Younger respondents in the survey were more likely not just to distrust governments, but to believe that alien life exists and that contact with it could be dangerous.

The poll found that 62% of all Britons think there is alien life somewhere in the universe, yet younger people were notably more inclined to frame that possibility as a threat rather than a benign curiosity.

Nothing in the data proves governments are actually hiding classified files on crashed saucers or recovered bodies.

Alien Secrets In An Age Of AI And Deepfakes

The research also captures a more subtle tension: people might be more willing than ever to believe in aliens, but they are less willing to trust what they see with their own eyes.

More than half of those surveyed, 52%, said they would be more sceptical of UFO footage released today than in the past.

A striking 75% said they would question visual 'proof' in the age of artificial intelligence, where deepfakes and manipulated clips can be generated in minutes and shared to millions before anyone has time to verify them.

That instinctive wariness cuts across age groups, but is particularly pointed for Gen Z, who live in the social‑media firehose.

The Alien Autopsy Scandal And Old Fears Reborn

The Sky series revisits one of the strangest media moments of the 1990s.

In 1995, 18 minutes of grainy black‑and‑white film appeared to show three men in hazmat suits dissecting what looked like an alien corpse, supposedly recovered from a crash site near Roswell, New Mexico, in 1947.

The so‑called 'alien autopsy' footage quickly became a worldwide phenomenon. It drew in film specialists, military analysts and even security services, all trying to determine whether it was genuine or an elaborate hoax.

The new documentary tracks how a group of filmmakers in a North London flat recreated what they described as a 'restoration' of an original post‑war film, and how that recreation spiralled into a cultural touchstone.

Director John Dower, known for My Scientology Movie and BAFTA‑winning Lockerbie, said the project forced him to confront the slippery line between fact and fabrication.

'With its makers describing it as "a restoration" it is still possible that it's based on original frames from an existing post‑war film,' Dower said. 'I've directed some bonkers documentaries in my time but never one in which it is so difficult to work out what is real and what isn't.'

Hayley Reynolds, Sky's acting director of documentaries and factual, framed the series as a question about belief as much as about aliens. 'The Alien Autopsy Scandal asks viewers a deceptively simple question, "What do we believe?"' she said. 'In an age of deepfakes, AI and social media commentary, this question is more relevant than ever.'

She added that the 1990s were a 'golden age of UFO fever' before smartphones and streaming, when shows like The X‑Files and the Roswell myth dominated headlines.

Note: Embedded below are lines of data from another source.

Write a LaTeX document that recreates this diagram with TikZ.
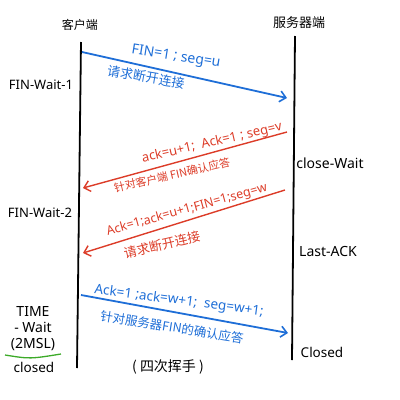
\documentclass[tikz,border=0pt]{standalone}
\usepackage{fontspec}
\setmainfont{Noto Sans}
\newfontfamily\cjk{Noto Sans CJK SC}
\usetikzlibrary{arrows.meta}
\definecolor{hblue}{RGB}{30,110,215}
\definecolor{hred}{RGB}{220,60,40}
\definecolor{hgreen}{RGB}{60,170,40}
\tikzset{
  life/.style={line width=1.8pt, black},
  msgblue/.style={line width=1.8pt, hblue, -{Straight Barb[length=6pt,width=11pt,line width=1.6pt]}},
  msgred/.style={line width=1.4pt, hred, -{Straight Barb[length=6pt,width=11pt,line width=1.4pt]}},
  lbl/.style={inner sep=0pt, font=\fontsize{13}{15}\selectfont},
  btxt/.style={inner sep=0pt, text=hblue},
  rtxt/.style={inner sep=0pt, text=hred},
  cbtxt/.style={inner sep=0pt, text=hblue},
  crtxt/.style={inner sep=0pt, text=hred},
}
\begin{document}
\begin{tikzpicture}[x=1pt,y=-1pt]
\useasboundingbox (0,0) rectangle (400,400);
% lifelines
\coordinate (ctop) at (81,42);
\coordinate (cbot) at (77,368);
\coordinate (stop) at (295,36);
\coordinate (sbot) at (292,360);
\draw[life] (ctop) -- (cbot);
\draw[life] (stop) -- (sbot);
\node[lbl, font=\cjk\fontsize{12}{14}\selectfont] (client) at (80,25) {客户端};
\node[lbl, font=\cjk\fontsize{13}{14}\selectfont] (server) at (299,23) {服务器端};
% arrow 1
\coordinate (a1s) at (82,52);
\coordinate (a1e) at (287,98);
\draw[msgblue] (a1s) -- (a1e);
\node[btxt, rotate=-9, font=\fontsize{14}{16}\selectfont] (t1) at (176,57) {FIN=1 ; seg=u};
\node[cbtxt, rotate=-9.5, font=\cjk\fontsize{13}{14}\selectfont] (t1b) at (146,77) {请求断开连接};
\node[lbl] (fw1) at (41,85) {FIN-Wait-1};
% arrow 2
\coordinate (a2s) at (287,132);
\coordinate (a2e) at (83,188);
\draw[msgred] (a2s) -- (a2e);
\node[rtxt, rotate=13, font=\fontsize{13}{15}\selectfont] (t2) at (212,143) {ack=u+1;\ \ Ack=1 ; seg=v};
\node[crtxt, rotate=13, font=\cjk\fontsize{11}{13}\selectfont] (t2b) at (172,175) {针对客户端 FIN确认应答};
\node[lbl, font=\fontsize{14}{16}\selectfont] (cw) at (330,163) {close-Wait};
\node[lbl] (fw2) at (40,213) {FIN-Wait-2};
% arrow 3
\coordinate (a3s) at (285,190);
\coordinate (a3e) at (83,253);
\draw[msgred] (a3s) -- (a3e);
\node[rtxt, rotate=15.5, font=\fontsize{12.5}{14}\selectfont] (t3) at (187,210) {Ack=1;ack=u+1;FIN=1;seg=w};
\node[crtxt, rotate=13, font=\cjk\fontsize{13}{14}\selectfont] (t3b) at (162,245) {请求断开连接};
\node[lbl, font=\fontsize{14}{16}\selectfont] (la) at (328,251) {Last-ACK};
% arrow 4
\coordinate (a4s) at (81,295);
\coordinate (a4e) at (288,333);
\draw[msgblue] (a4s) -- (a4e);
\node[btxt, rotate=-7.6, font=\fontsize{13.5}{15}\selectfont] (t4) at (179,301) {Ack=1 ;ack=w+1;\ \ seg=w+1;};
\node[cbtxt, rotate=-9, font=\cjk\fontsize{12.5}{14}\selectfont] (t4b) at (172,327) {针对服务器FIN的确认应答};
% left states
\node[lbl, align=center, font=\fontsize{14}{16}\selectfont] (tw) at (33,329) {TIME\\- Wait\\(2MSL)};
\coordinate (ul1) at (5,355);
\coordinate (ul2) at (61,354);
\draw[hgreen, line width=1.3pt] (ul1) .. controls (30,359) .. (ul2);
\node[lbl, font=\fontsize{13.5}{15}\selectfont] (cl) at (34,367) {closed};
\node[lbl, font=\fontsize{13.5}{15}\selectfont] (cr) at (322,352) {Closed};
\node[lbl, font=\cjk\fontsize{14}{16}\selectfont] (fh) at (168,367) {( 四次挥手 )};
\end{tikzpicture}
\end{document}
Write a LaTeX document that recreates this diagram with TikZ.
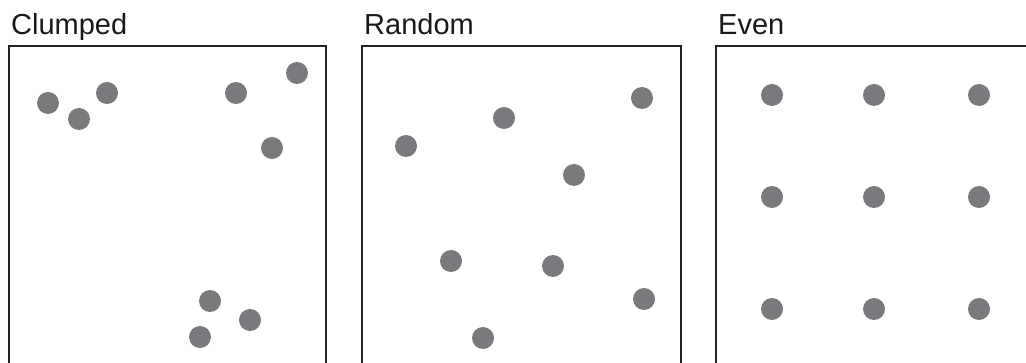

The enduring fascination with that era, she argued, helps explain why UFOs and government extraterrestrial secrets are again being debated in parliaments and congresses around the world.

Arron Fellows, creative director at production company Mindhouse, said it was 'incredible' the alien autopsy story had never been told in a premium documentary before.

He promised the same 'storytelling craft and journalistic rigour' that shaped Lockerbie, applied to a tale that is 'as provocative now as it was in the 90s' and that taps into a 'timeless fascination with extraterrestrial life.'

The findings come from a survey commissioned by Sky ahead of the launch of its new documentary series The Alien Autopsy Scandal on Sky Documentaries and streaming service NOW.

The poll set out to gauge how much trust different generations place in official statements on UFOs and alien life, and whether decades of conspiracy theories, social media chatter and, more recently, AI-generated fakery have shifted public opinion.